[Extracted records]
-=-=-=-=-

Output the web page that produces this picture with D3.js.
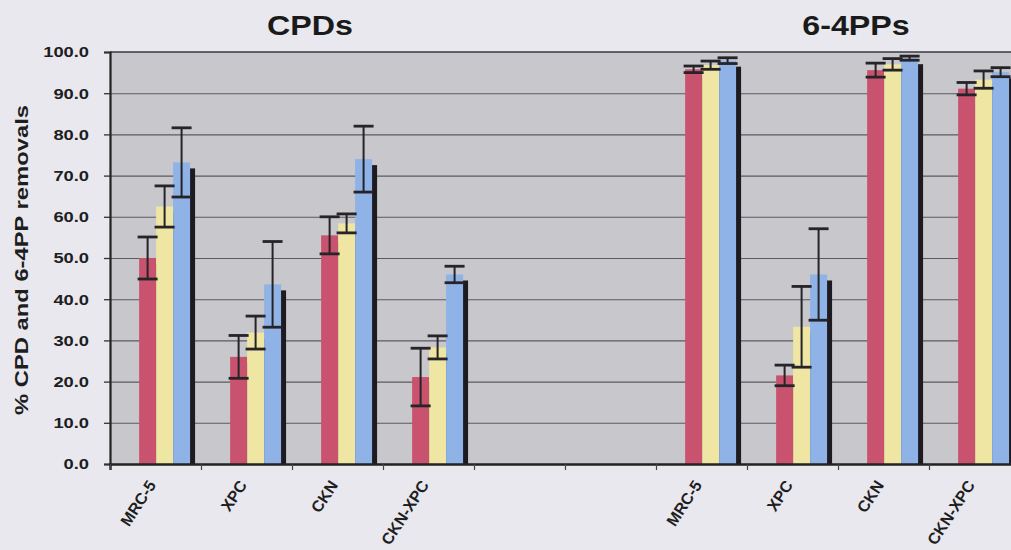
<!DOCTYPE html>
<html>
<head>
<meta charset="utf-8">
<script src="https://cdn.jsdelivr.net/npm/d3@7"></script>
<style>
  html, body { margin: 0; padding: 0; background: #e8e8ee; }
  svg { display: block; }
  text { font-family: "Liberation Sans", Arial, sans-serif; }
</style>
</head>
<body>
<svg id="chart" width="1011" height="550"></svg>
<script>
// Panel titles and cell lines
const panels = ["CPDs", "6-4PPs"];
const cellLines = ["MRC-5", "XPC", "CKN", "CKN-XPC"];
// Ten slots along the x axis: CPDs, two empty slots, then 6-4PPs
const slotLabels = ["MRC-5", "XPC", "CKN", "CKN-XPC", "", "", "MRC-5", "XPC", "CKN", "CKN-XPC"];
const panelSlots = [[0, 1, 2, 3], [6, 7, 8, 9]];

const seriesKeys = ["red", "yellow", "blue"];
const seriesColors = ["#c9536f", "#eee6a2", "#8fb3e6"];

// % removal, CPDs
const cpdRed = [50.0, 26.0, 55.5, 21.1];
const cpdRedErr = [5.1, 5.2, 4.5, 7.0];
const cpdYellow = [62.5, 31.9, 58.4, 28.3];
const cpdYellowErr = [5.0, 4.0, 2.3, 2.8];
const cpdBlue = [73.2, 43.6, 74.0, 46.0];
const cpdBlueErr = [8.4, 10.4, 8.0, 2.0];

// % removal, 6-4PPs
const ppRed = [95.8, 21.5, 95.6, 91.1];
const ppRedErr = [0.8, 2.5, 1.7, 1.5];
const ppYellow = [96.8, 33.3, 97.0, 93.3];
const ppYellowErr = [1.0, 9.8, 1.4, 2.1];
const ppBlue = [97.9, 46.0, 98.5, 95.1];
const ppBlueErr = [0.7, 11.1, 0.5, 1.1];

const yTicks = [0, 10, 20, 30, 40, 50, 60, 70, 80, 90, 100];
const yTitle = "% CPD and 6-4PP removals";

// Build flat records for drawing
const panelData = [
  { values: [cpdRed, cpdYellow, cpdBlue], errors: [cpdRedErr, cpdYellowErr, cpdBlueErr] },
  { values: [ppRed, ppYellow, ppBlue], errors: [ppRedErr, ppYellowErr, ppBlueErr] }
];
const records = [];
panelData.forEach((p, pi) => {
  cellLines.forEach((c, ci) => {
    seriesKeys.forEach((k, si) => {
      records.push({ slot: panelSlots[pi][ci], key: k, si, value: p.values[si][ci], err: p.errors[si][ci] });
    });
  });
});

const svg = d3.select("#chart");
const W = 1011, H = 550;
const plot = { left: 110, right: 1020, top: 52, bottom: 464 };

const x = d3.scaleBand().domain(d3.range(slotLabels.length)).range([plot.left, plot.right]).padding(0);
const xs = d3.scaleBand().domain(seriesKeys).range([x.bandwidth() * 0.32, x.bandwidth() * 0.88]).padding(0);
const y = d3.scaleLinear().domain([0, 100]).range([plot.bottom, plot.top]);
const color = d3.scaleOrdinal().domain(seriesKeys).range(seriesColors);

// page
svg.append("rect").attr("width", W).attr("height", H).attr("fill", "#e8e8ee");

// plot area
svg.append("rect")
  .attr("x", plot.left).attr("y", plot.top)
  .attr("width", plot.right - plot.left).attr("height", plot.bottom - plot.top)
  .attr("fill", "#c7c7cc");

// gridlines
svg.append("g")
  .selectAll("line")
  .data(yTicks.filter(t => t > 0 && t < 100))
  .join("line")
  .attr("x1", plot.left).attr("x2", plot.right)
  .attr("y1", d => y(d) + 0.5).attr("y2", d => y(d) + 0.5)
  .attr("stroke", "#5a5a60").attr("stroke-width", 1.1);

// bar shadows
const shadowDx = 5, shadowDy = 6;
svg.append("g")
  .selectAll("rect")
  .data(records)
  .join("rect")
  .attr("x", d => x(d.slot) + xs(d.key) + shadowDx)
  .attr("y", d => y(d.value) + shadowDy)
  .attr("width", xs.bandwidth())
  .attr("height", d => Math.max(0, y(0) - y(d.value) - shadowDy))
  .attr("fill", "#1d1b20");

// bars
svg.append("g")
  .selectAll("rect")
  .data(records)
  .join("rect")
  .attr("x", d => x(d.slot) + xs(d.key))
  .attr("y", d => y(d.value))
  .attr("width", xs.bandwidth())
  .attr("height", d => y(0) - y(d.value))
  .attr("fill", d => color(d.key));

// error bars
const eb = svg.append("g").attr("stroke", "#262428").attr("fill", "none");
const capHalf = 10;
records.forEach(d => {
  const cx = x(d.slot) + xs(d.key) + xs.bandwidth() / 2;
  const yHi = y(d.value + d.err), yLo = y(d.value - d.err);
  eb.append("line").attr("x1", cx).attr("x2", cx).attr("y1", yHi).attr("y2", yLo).attr("stroke-width", 2);
  eb.append("line").attr("x1", cx - capHalf).attr("x2", cx + capHalf).attr("y1", yHi).attr("y2", yHi).attr("stroke-width", 2.8);
  eb.append("line").attr("x1", cx - capHalf).attr("x2", cx + capHalf).attr("y1", yLo).attr("y2", yLo).attr("stroke-width", 2.8);
});

// top frame line
svg.append("line").attr("x1", plot.left).attr("x2", plot.right)
  .attr("y1", plot.top).attr("y2", plot.top).attr("stroke", "#3a3a3e").attr("stroke-width", 1.6);

// y axis
const yAxis = svg.append("g")
  .attr("transform", `translate(${plot.left},0)`)
  .call(d3.axisLeft(y).tickValues(yTicks).tickFormat(d3.format(".1f")).tickSize(6).tickPadding(15));
yAxis.select(".domain").attr("stroke", "#222").attr("stroke-width", 2.2);
yAxis.selectAll(".tick line").attr("stroke", "#333").attr("stroke-width", 1.3);
yAxis.selectAll(".tick text")
  .attr("fill", "#1e1e1e")
  .style("font-size", "15px").style("font-weight", "bold")
  .each(function () {
    const n = this.getComputedTextLength();
    d3.select(this).attr("textLength", n * 1.22).attr("lengthAdjust", "spacingAndGlyphs");
  });

// x axis (ticks at slot boundaries)
const xb = d3.scaleLinear().domain([0, slotLabels.length]).range([plot.left, plot.right]);
const xAxis = svg.append("g")
  .attr("transform", `translate(0,${plot.bottom})`)
  .call(d3.axisBottom(xb).tickValues(d3.range(0, slotLabels.length + 1)).tickSize(6).tickFormat(""));
xAxis.select(".domain").attr("stroke", "#222").attr("stroke-width", 2.4);
xAxis.selectAll(".tick line").attr("stroke", "#444").attr("stroke-width", 1.2);

// category labels
svg.append("g")
  .selectAll("text")
  .data(slotLabels.map((l, i) => ({ l, i })).filter(d => d.l))
  .join("text")
  .attr("transform", d => `translate(${x(d.i) + x.bandwidth() / 2 + 1},${plot.bottom + 21}) rotate(-57)`)
  .attr("text-anchor", "end")
  .attr("fill", "#1e1e1e")
  .style("font-size", "16px").style("font-weight", "bold")
  .text(d => d.l);

// panel titles
panels.forEach((p, pi) => {
  const s = panelSlots[pi];
  const cx = (x(s[0]) + x(s[s.length - 1]) + x.bandwidth()) / 2 + 18;
  const t = svg.append("text")
    .attr("x", cx).attr("y", 35)
    .attr("text-anchor", "middle")
    .attr("fill", "#1a1a1a")
    .style("font-size", "28px").style("font-weight", "bold")
    .text(p);
  const n = t.node().getComputedTextLength();
  t.attr("textLength", n * 1.15).attr("lengthAdjust", "spacingAndGlyphs");
});

// y axis title
svg.append("text")
  .attr("transform", `translate(28,${(plot.top + plot.bottom) / 2 + 2}) rotate(-90)`)
  .attr("text-anchor", "middle")
  .attr("fill", "#1e1e1e")
  .style("font-size", "18px").style("font-weight", "bold")
  .attr("textLength", 310).attr("lengthAdjust", "spacingAndGlyphs")
  .text(yTitle);
</script>
</body>
</html>
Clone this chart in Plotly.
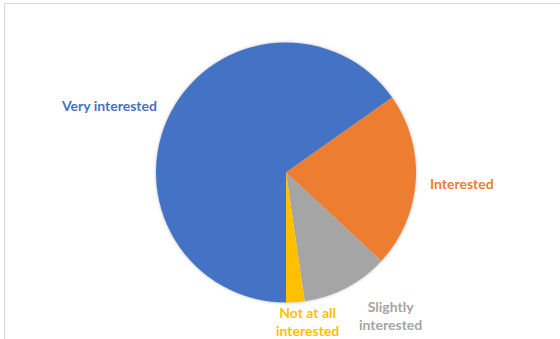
import plotly.graph_objects as go

# Survey responses (share of respondents, %)
categories = ["Very interested", "Interested", "Slightly interested", "Not at all interested"]
shares = [65.2, 21.7, 10.8, 2.3]
label_text = ["Very interested", "Interested", "Slightly<br>interested", "Not at all<br>interested"]

colors = ["#4472C4", "#ED7D31", "#A5A5A5", "#FFC000"]

W, H = 560, 339
cx, cy, R = 286, 172.5, 130  # pie centre and radius in pixels

# label anchor points in pixels
label_pos = [(108.5, 105), (461.5, 183.5), (390, 315.5), (307, 321)]


def px(x):
    return x / W


def py(y):
    return 1 - y / H


fig = go.Figure()
fig.add_trace(go.Pie(
    labels=categories,
    values=shares,
    sort=False,
    direction="clockwise",
    rotation=180,
    marker=dict(colors=colors, line=dict(width=0)),
    textinfo="none",
    hoverinfo="label+percent",
    showlegend=False,
    domain=dict(x=[px(cx - R), px(cx + R)], y=[py(cy + R), py(cy - R)]),
))

shapes = []
# soft shadow around the pie
for i, a in enumerate([0.05, 0.035, 0.02]):
    r = R + 1 + i
    shapes.append(dict(
        type="circle", xref="paper", yref="paper", layer="below",
        x0=px(cx - r), x1=px(cx + r), y0=py(cy + r), y1=py(cy - r),
        fillcolor=f"rgba(0,0,0,{a})", line=dict(width=0),
    ))
# chart frame
shapes.append(dict(
    type="rect", xref="paper", yref="paper", layer="below",
    x0=px(4.5), x1=px(W + 10), y0=py(H + 10), y1=py(3.5),
    line=dict(color="#D9D9D9", width=1), fillcolor="rgba(0,0,0,0)",
))

annotations = []
for txt, col, (lx, ly) in zip(label_text, colors, label_pos):
    annotations.append(dict(
        text=f"<b>{txt}</b>", x=px(lx), y=py(ly), xref="paper", yref="paper",
        xanchor="center", yanchor="middle", showarrow=False,
        font=dict(family="Lato", size=14, color=col),
    ))

fig.update_layout(
    width=W, height=H,
    margin=dict(l=0, r=0, t=0, b=0),
    paper_bgcolor="white",
    plot_bgcolor="white",
    shapes=shapes,
    annotations=annotations,
)

fig.write_html("out.html")
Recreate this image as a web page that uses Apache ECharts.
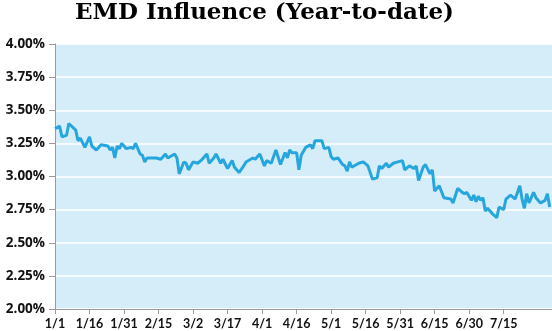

-=-=-=-=-

Go through the records above, find every line with the word "that", and list those lines.

▶ **TASK RESULT**
Output the web page that produces this picture with D3.js.
Recreate this image as a web page that uses Apache ECharts.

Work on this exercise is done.